Give Me More: What We Don’t Have Can Ruin Our Sense of Fulfillment. ~ Khaleelah Jones

I don’t know about you, but I always find that I’m lacking one (or more) of three things:

>>a stable, satisfying job

>>a long-term, fulfilling relationship

>>or a clean, well-presented place to live

Many things in life lend a certain joie de vivre, including friends, family and sunshine. As a Londoner, for example, I don’t take the sun for granted at all. There is more to life than work, romance and a place to lay your head at night, but I dwell on the fact that it would be nice to have all three sorted out simultaneously.

At least, I assume so because I wouldn’t know.

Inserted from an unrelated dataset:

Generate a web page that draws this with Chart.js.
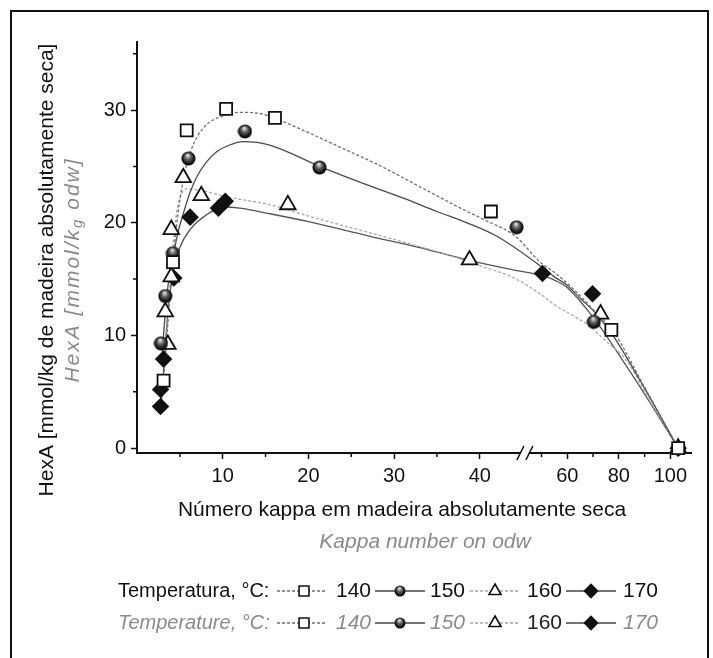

The human condition of insatiable (and metaphorical) hunger for more is a much-discussed subject that you could read about in many different outlets. However, I think it deserves rehashing because it doesn’t seem like anyone ever gets sick of complaining about what they don’t have.

Rarely does a day go by without a lamenting tweet, voice mail message or commiserating a supposed lack of blessings with a friend over a glass of wine. Like many others, I am a person who struggles to define my self-worth independent of what I have or what I’ve achieved.

I don’t know how I can determine my self-worth if I didn’t use my achievements and skills as a measuring stick.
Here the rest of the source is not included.